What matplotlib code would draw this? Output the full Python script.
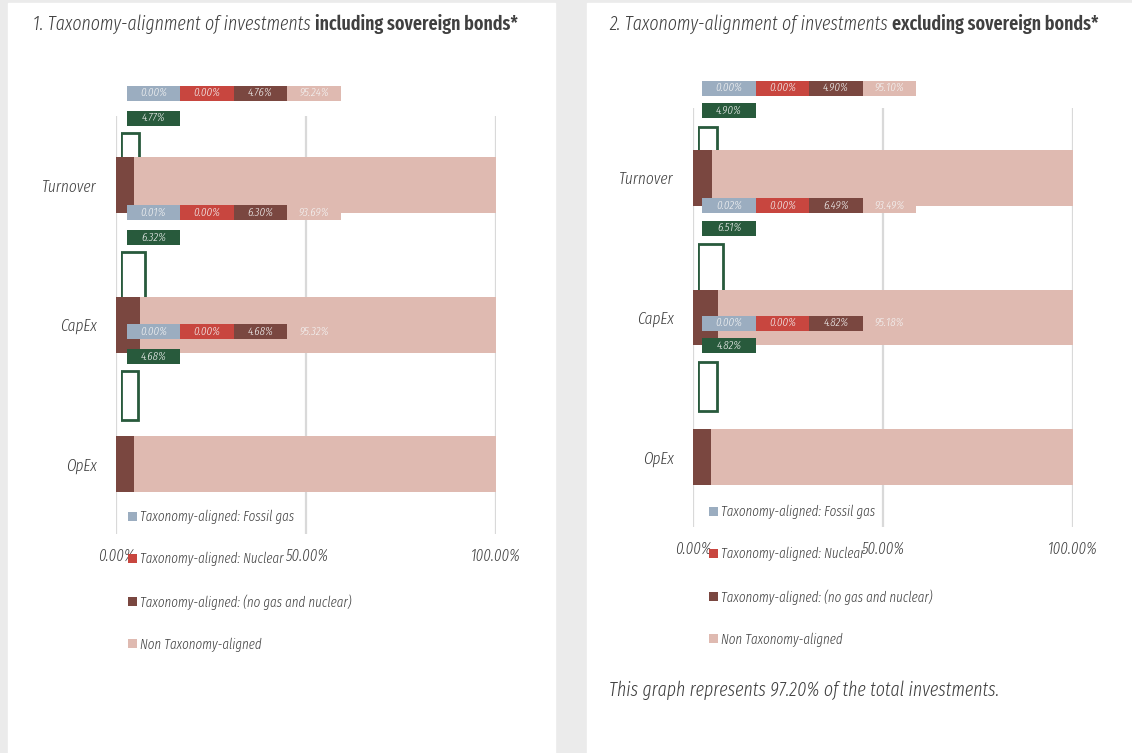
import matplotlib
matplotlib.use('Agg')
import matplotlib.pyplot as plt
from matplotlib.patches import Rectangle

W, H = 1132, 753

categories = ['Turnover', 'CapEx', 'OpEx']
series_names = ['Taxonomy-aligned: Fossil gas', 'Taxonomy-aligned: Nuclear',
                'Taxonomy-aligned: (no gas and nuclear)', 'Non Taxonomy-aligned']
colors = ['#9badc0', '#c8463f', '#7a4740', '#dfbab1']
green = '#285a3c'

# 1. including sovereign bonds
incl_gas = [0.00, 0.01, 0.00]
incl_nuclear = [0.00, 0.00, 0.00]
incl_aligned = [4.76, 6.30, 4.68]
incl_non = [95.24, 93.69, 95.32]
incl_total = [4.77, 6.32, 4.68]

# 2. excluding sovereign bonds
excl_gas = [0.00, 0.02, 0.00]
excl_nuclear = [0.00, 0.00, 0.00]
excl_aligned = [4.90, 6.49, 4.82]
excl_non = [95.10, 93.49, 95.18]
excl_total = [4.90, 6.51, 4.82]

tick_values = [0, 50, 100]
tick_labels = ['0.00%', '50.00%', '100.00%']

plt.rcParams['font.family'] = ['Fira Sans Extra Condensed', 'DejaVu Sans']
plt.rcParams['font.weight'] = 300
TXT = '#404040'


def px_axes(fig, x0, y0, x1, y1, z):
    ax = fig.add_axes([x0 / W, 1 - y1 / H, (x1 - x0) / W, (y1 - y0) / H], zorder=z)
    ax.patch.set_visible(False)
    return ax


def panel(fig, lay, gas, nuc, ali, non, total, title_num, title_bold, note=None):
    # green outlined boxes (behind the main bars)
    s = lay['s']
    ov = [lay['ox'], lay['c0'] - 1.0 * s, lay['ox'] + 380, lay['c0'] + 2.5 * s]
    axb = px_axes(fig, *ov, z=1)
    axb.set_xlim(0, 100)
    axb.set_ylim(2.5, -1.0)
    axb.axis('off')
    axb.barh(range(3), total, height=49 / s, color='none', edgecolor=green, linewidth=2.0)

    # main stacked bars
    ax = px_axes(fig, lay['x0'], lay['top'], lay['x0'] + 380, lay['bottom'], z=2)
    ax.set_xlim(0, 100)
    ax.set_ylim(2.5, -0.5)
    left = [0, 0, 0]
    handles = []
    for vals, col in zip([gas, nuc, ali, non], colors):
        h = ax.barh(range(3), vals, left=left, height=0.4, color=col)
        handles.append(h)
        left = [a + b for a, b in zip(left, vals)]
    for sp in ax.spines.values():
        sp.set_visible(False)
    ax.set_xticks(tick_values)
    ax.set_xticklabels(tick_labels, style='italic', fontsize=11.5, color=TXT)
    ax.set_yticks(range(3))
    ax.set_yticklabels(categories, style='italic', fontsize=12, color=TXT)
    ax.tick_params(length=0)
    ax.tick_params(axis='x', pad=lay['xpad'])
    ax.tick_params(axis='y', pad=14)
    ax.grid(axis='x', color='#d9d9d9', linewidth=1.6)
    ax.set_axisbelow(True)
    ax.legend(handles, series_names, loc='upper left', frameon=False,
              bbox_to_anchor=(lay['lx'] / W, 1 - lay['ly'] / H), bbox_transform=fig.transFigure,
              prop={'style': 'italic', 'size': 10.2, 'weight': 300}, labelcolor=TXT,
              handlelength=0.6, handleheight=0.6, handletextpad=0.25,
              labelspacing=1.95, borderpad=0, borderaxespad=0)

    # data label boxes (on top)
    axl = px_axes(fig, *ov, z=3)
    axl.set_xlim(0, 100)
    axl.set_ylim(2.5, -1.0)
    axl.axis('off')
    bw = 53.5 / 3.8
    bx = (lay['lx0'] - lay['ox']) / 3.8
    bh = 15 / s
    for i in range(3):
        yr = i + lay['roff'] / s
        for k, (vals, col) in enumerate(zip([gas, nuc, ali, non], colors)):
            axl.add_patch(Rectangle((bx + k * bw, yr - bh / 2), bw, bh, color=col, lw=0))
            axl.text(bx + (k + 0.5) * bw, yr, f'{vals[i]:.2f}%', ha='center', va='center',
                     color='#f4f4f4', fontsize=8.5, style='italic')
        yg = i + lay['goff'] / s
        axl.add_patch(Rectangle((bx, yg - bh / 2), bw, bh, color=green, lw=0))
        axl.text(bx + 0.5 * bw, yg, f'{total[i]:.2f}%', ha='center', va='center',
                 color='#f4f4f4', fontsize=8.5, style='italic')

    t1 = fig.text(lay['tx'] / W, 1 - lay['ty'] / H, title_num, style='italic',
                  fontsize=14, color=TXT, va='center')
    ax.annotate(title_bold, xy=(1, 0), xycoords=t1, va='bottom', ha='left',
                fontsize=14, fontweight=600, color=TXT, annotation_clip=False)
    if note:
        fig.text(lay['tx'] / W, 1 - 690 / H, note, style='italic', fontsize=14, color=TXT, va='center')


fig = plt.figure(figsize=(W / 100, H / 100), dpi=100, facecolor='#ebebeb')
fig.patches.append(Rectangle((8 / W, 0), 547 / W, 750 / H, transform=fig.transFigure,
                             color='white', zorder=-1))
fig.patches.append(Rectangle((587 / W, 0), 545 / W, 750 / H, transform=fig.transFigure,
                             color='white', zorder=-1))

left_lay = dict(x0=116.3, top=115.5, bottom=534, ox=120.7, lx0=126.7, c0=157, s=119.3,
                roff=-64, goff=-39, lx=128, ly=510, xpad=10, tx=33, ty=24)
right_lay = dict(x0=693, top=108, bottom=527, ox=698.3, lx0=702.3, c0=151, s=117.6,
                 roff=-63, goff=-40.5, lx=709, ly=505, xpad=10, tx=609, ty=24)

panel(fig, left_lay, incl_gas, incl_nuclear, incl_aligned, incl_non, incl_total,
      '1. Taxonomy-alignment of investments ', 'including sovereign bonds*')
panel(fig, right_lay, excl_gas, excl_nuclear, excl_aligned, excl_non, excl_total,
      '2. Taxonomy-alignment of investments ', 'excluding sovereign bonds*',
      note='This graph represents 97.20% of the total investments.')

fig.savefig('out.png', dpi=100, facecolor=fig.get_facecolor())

────────

Show the lines that mention the word "matplotlib".

What matplotlib code would draw this? Output the full Python script.
import matplotlib
matplotlib.use('Agg')
import matplotlib.pyplot as plt
from matplotlib.patches import Rectangle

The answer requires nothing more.